Fue ayer. El último día de la prórroga del estado de alarma concluyó a las 24:00 horas de ayer. Cuando comencé a escribir este artículo quería tratar sobre el final del estado de alarma en alguno de sus aspectos. Se me ocurrió poner en el buscador de google "21 de junio de 2020" y me quedé atónito. Las dos primeras páginas de referencias señalaban como tema único que según el calendario Maya el final del mundo sería precisamente el 21 de junio de este año. ¡Qué casualidad! O sea, que si estás leyendo este artículo, el pronosticado final del mundo según los mayas, no ha ocurrido. Y menos mal, porque este trabajo de poner por escrito una opinión como esta para el lunes 22 de junio hubiera sido un trabajo perdido.

¡Qué afán por saber cuándo se acaba la historia! Ya sabemos que este mundo tendrá que acabar. Los astrofísicos nos dicen que el Sol va a tener una vida activa de 5.000 millones de años. El Sol y nuestro planeta tienen aproximadamente la misma edad: 4.600 millones de años. Aún le queda al Sol una gran cantidad de hidrógeno por convertir en helio. Es decir, el Sol aún no ha llegado a la mitad de su vida activa. Según lo que se sabe hasta ahora, los seres humanos más antiguos existieron hace aproximadamente 50.000 años. La energía que se libera en el interior del Sol tarda un millón de años en llegar a su superficie. Es decir: la energía del Sol que nos llega hoy se produjo en el interior del Sol cuando ni siquiera existíamos los seres humanos en este planeta.
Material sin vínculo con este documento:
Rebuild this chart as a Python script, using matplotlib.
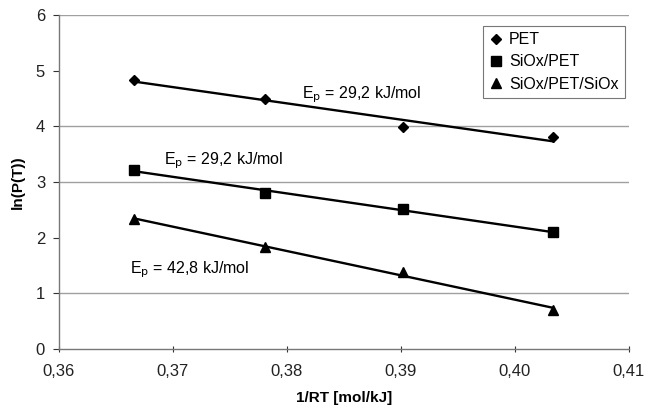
import numpy as np
import matplotlib
matplotlib.use('Agg')
import matplotlib.pyplot as plt

plt.rcParams['font.family'] = ['Liberation Sans', 'DejaVu Sans']

# data
inv_rt = [0.3666, 0.3781, 0.3902, 0.4034]
ln_pet = [4.83, 4.49, 3.99, 3.80]
ln_siox_pet = [3.22, 2.80, 2.51, 2.10]
ln_siox_pet_siox = [2.33, 1.83, 1.38, 0.70]

series_labels = ['PET', 'SiOx/PET', 'SiOx/PET/SiOx']
series_markers = ['D', 's', '^']
ep_labels = ['29,2', '29,2', '42,8']
ep_pos = [(0.3813, 4.56), (0.3692, 3.39), (0.3662, 1.42)]

x_ticks = [0.36, 0.37, 0.38, 0.39, 0.40, 0.41]
y_ticks = [0, 1, 2, 3, 4, 5, 6]
grid_levels = [1, 3, 4, 6]

fig = plt.figure(figsize=(6.48, 4.13), dpi=100)
ax = fig.add_axes([0.091, 0.155, 0.879, 0.809])

for yv in grid_levels:
    ax.axhline(yv, color='#a0a0a0', linewidth=1.0, zorder=1)

x = np.array(inv_rt)
handles = []
for ys, lab, mk in zip([ln_pet, ln_siox_pet, ln_siox_pet_siox], series_labels, series_markers):
    ms = 5 if mk == 'D' else 6.5
    h, = ax.plot(x, ys, linestyle='none', marker=mk, color='black', markersize=ms, label=lab, zorder=3)
    handles.append(h)
    k, b = np.polyfit(x, ys, 1)
    ax.plot(x, k * x + b, color='black', linewidth=1.7, zorder=2)

for txt, (tx, ty) in zip(ep_labels, ep_pos):
    ax.text(tx, ty, r'E$_\mathrm{p}$ = ' + txt + ' kJ/mol', fontsize=11.5, va='center', ha='left')

ax.set_xlim(0.36, 0.41)
ax.set_ylim(0, 6)
ax.set_xticks(x_ticks)
ax.set_xticklabels([f'{v:.2f}'.replace('.', ',') for v in x_ticks])
ax.set_yticks(y_ticks)
ax.tick_params(axis='both', labelsize=12, colors='#333333', labelcolor='#222222')
ax.tick_params(axis='x', direction='inout', length=5, pad=8)
ax.tick_params(axis='y', direction='out', length=4, pad=6)

for side in ['top', 'right']:
    ax.spines[side].set_visible(False)
for side in ['left', 'bottom']:
    ax.spines[side].set_color('#777777')
    ax.spines[side].set_linewidth(1.0)

ax.set_xlabel('1/RT [mol/kJ]', fontsize=11, fontweight='bold', labelpad=9)
ax.set_ylabel('ln(P(T))', fontsize=11, fontweight='bold', labelpad=8)

leg = ax.legend(handles=handles, loc='upper left', bbox_to_anchor=(0.745, 0.967),
                fontsize=11.5, frameon=True, fancybox=False, handlelength=0.8,
                handletextpad=0.4, borderpad=0.4, labelspacing=0.45, borderaxespad=0)
leg.get_frame().set_edgecolor('#555555')
leg.get_frame().set_linewidth(0.8)

fig.savefig('out.png', dpi=100)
O sea, que final va a tener.

Se trata del afán de control inherente a nuestra condición humana, uno de los aspectos de nuestra psicología y de nuestra inteligencia, que nos empujan a intentar prever el mañana, a programarnos. Una buena programación es fundamental para llevar adelante cualquier proyecto. Es la forma prudente de evitar las improvisaciones y, por tanto, las frustraciones. Sin embargo, todos tenemos la experiencia de que por más que programemos las cosas, existe un espacio incontrolable. Un espacio que no depende de nosotros, donde lo espontáneo, lo circunstancial, lo imprevisto asume protagonismo y el resultado esperado no se produce exactamente. ¿Quiénes hubieran previsto que el mundo se paralizara durante tres meses de la forma cómo lo ha paralizado el coronavirus? Es algo que ha cogido por sorpresa a todos los programadores y gurúes que atisban el futuro. No todo se puede controlar.
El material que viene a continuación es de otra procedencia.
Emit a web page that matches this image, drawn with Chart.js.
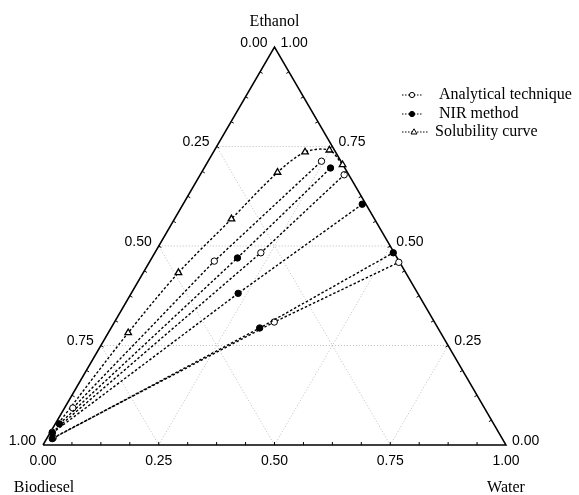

San Ignacio de Loyola aconsejaba a sus oyentes: "Actúa como si todo dependiera de ti, sabiendo que en realidad todo depende de Dios". Y me gusta este consejo. Me gusta porque es verdad que todo depende, a la vez y de forma concomitante, de mí y de Dios. Es un grito de confianza y de esperanza según el cual "(€) todo sirve para el bien" (Rm 8, 28). Lo inesperado, lo sorprendente, lo imprevisto, lo impensado, lo espontáneo, etc., es parte de lo real. No todo podemos controlarlo. Hay que dejar espacio a la esperanza.
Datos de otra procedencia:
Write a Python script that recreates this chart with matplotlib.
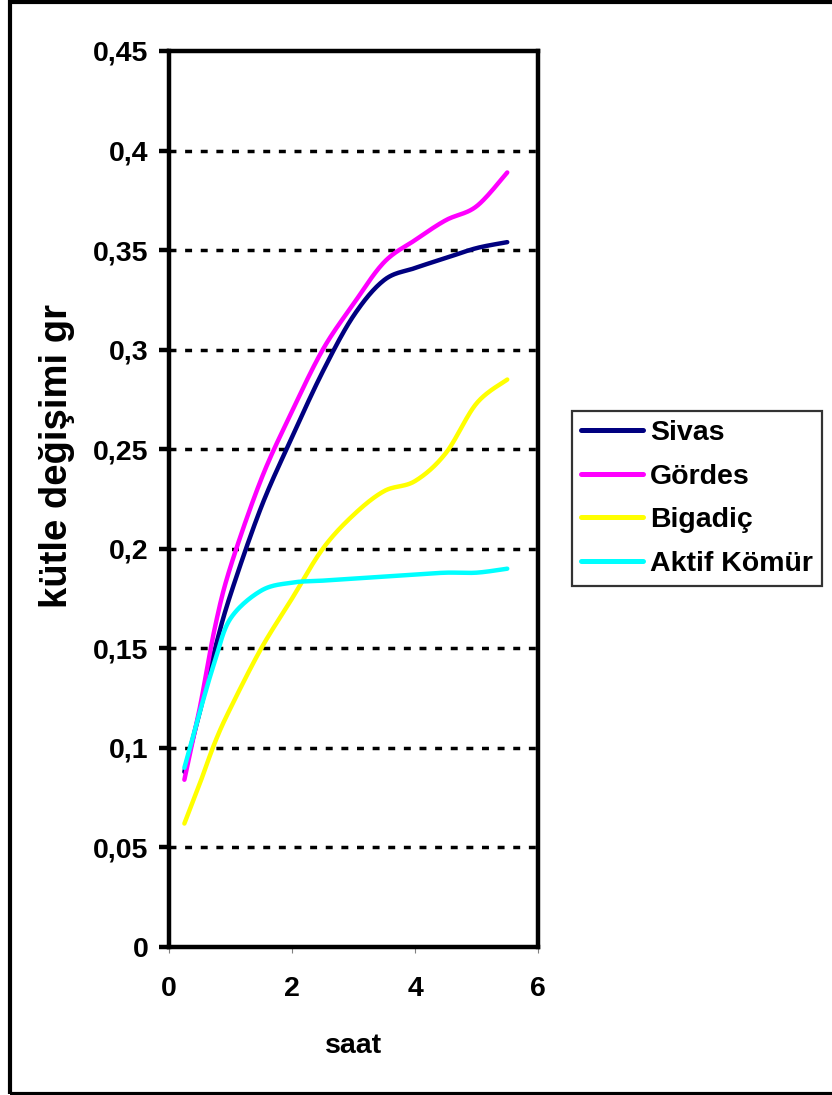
import numpy as np
import matplotlib
matplotlib.use("Agg")
import matplotlib.pyplot as plt
from matplotlib.patches import Rectangle

plt.rcParams['font.family'] = ['Liberation Sans', 'DejaVu Sans']
plt.rcParams['font.weight'] = 'bold'

# time in hours and mass change in grams for each sample
saat = [0.25, 0.5, 0.75, 1, 1.5, 2, 2.5, 3, 3.5, 4, 4.5, 5, 5.5]
sivas = [0.088, 0.118, 0.150, 0.177, 0.221, 0.256, 0.289, 0.317, 0.335, 0.341, 0.346, 0.351, 0.354]
gordes = [0.084, 0.120, 0.161, 0.191, 0.235, 0.269, 0.300, 0.323, 0.344, 0.355, 0.365, 0.372, 0.389]
bigadic = [0.062, 0.082, 0.103, 0.120, 0.150, 0.175, 0.200, 0.217, 0.229, 0.234, 0.248, 0.273, 0.285]
aktif = [0.090, 0.118, 0.144, 0.165, 0.179, 0.183, 0.184, 0.185, 0.186, 0.187, 0.188, 0.188, 0.190]

series = [("Sivas", sivas, "#000080"),
          ("Gördes", gordes, "#FF00FF"),
          ("Bigadiç", bigadic, "#FFFF00"),
          ("Aktif Kömür", aktif, "#00FFFF")]

yticks = [0, 0.05, 0.1, 0.15, 0.2, 0.25, 0.3, 0.35, 0.4, 0.45]
ytick_labels = ["0", "0,05", "0,1", "0,15", "0,2", "0,25", "0,3", "0,35", "0,4", "0,45"]
xticks = [0, 2, 4, 6]


def smooth(x, y, n=25):
    # bezier through the points, control points from neighbours (1/6 tension)
    pts = np.column_stack([x, y]).astype(float)
    t = np.linspace(0, 1, n)[:, None]
    out = []
    for i in range(len(pts) - 1):
        p0 = pts[i - 1] if i > 0 else pts[i]
        p1, p2 = pts[i], pts[i + 1]
        p3 = pts[i + 2] if i + 2 < len(pts) else pts[i + 1]
        c1 = p1 + (p2 - p0) / 6
        c2 = p2 - (p3 - p1) / 6
        seg = (1 - t) ** 3 * p1 + 3 * (1 - t) ** 2 * t * c1 + 3 * (1 - t) * t ** 2 * c2 + t ** 3 * p2
        out.append(seg if i == 0 else seg[1:])
    out = np.vstack(out)
    return out[:, 0], out[:, 1]


W, H = 832, 1095
fig = plt.figure(figsize=(W / 100, H / 100), dpi=100)
ax = fig.add_axes([169 / W, 1 - 947 / H, (538 - 169) / W, (947 - 51) / H])

for y in yticks[1:-1]:
    ax.axhline(y, color='black', lw=2.5, dashes=(2.0, 2.5), zorder=1)

for name, vals, col in series:
    sx, sy = smooth(saat, vals)
    ax.plot(sx, sy, color=col, lw=3.2, solid_capstyle='round', label=name, zorder=3)

ax.set_xlim(0, 6)
ax.set_ylim(0, 0.45)
ax.set_xticks(xticks)
ax.set_xticklabels([str(v) for v in xticks])
ax.set_yticks(yticks)
ax.set_yticklabels(ytick_labels)

for s in ax.spines.values():
    s.set_linewidth(3.2)
    s.set_color('black')
    s.set_zorder(4)

ax.tick_params(axis='y', direction='out', length=7, width=3.2, color='black',
               pad=8, labelsize=20.5)
ax.tick_params(axis='x', direction='out', length=4, width=0.8, color='#808080',
               pad=17, labelsize=20.5)

ax.set_xlabel("saat", fontsize=20.5, fontweight='bold', labelpad=22)
fig.text(57 / W, 1 - 456 / H, "kütle değişimi gr", rotation=90,
         ha='center', va='center', fontsize=27.5, fontweight='bold')

leg = ax.legend(loc='upper left', bbox_to_anchor=(572 / W, 1 - 410.7 / H),
                bbox_transform=fig.transFigure, borderaxespad=0,
                fontsize=20.5, frameon=True, fancybox=False,
                handlelength=2.18, handletextpad=0.22, labelspacing=0.62,
                borderpad=0.33)
leg.get_frame().set_edgecolor('black')
leg.get_frame().set_linewidth(1.6)
for line in leg.get_lines():
    line.set_linewidth(3.6)

# outer chart border (open on the right side)
fig.patches.append(Rectangle((9.5 / W, 1.5 / H), (850 - 9.5) / W, (1093.5 - 1.5) / H,
                             transform=fig.transFigure, fill=False,
                             edgecolor='black', lw=3, clip_on=False))

fig.savefig("out.png", dpi=100, facecolor='white')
Para unos es el azar, para otros, como el calendario maya, es el destino previsto, pero hay bastantes personas, entre quienes me encuentro, para quienes la esperanza participa de la belleza de lo sorprendente que es un pliegue de lo divino. Y así, aceptando la autonomía de las realidades temporales que tienen sus propias reglas de funcionamiento, incluyendo el caos inevitable, el amor infinito que está detrás de todo, hace que encajen siempre las piezas y resulte bello el resultado. Siempre hay una bondad oculta detrás sin cuyo barrunto no sería posible la esperanza.

Así, pues, si has leído estas letras, debes saber que el último día de la prórroga del estado de alarma por la pandemia del coronavirus Covid-19 no fue el final del mundo. Hay, pues, aún esperanza.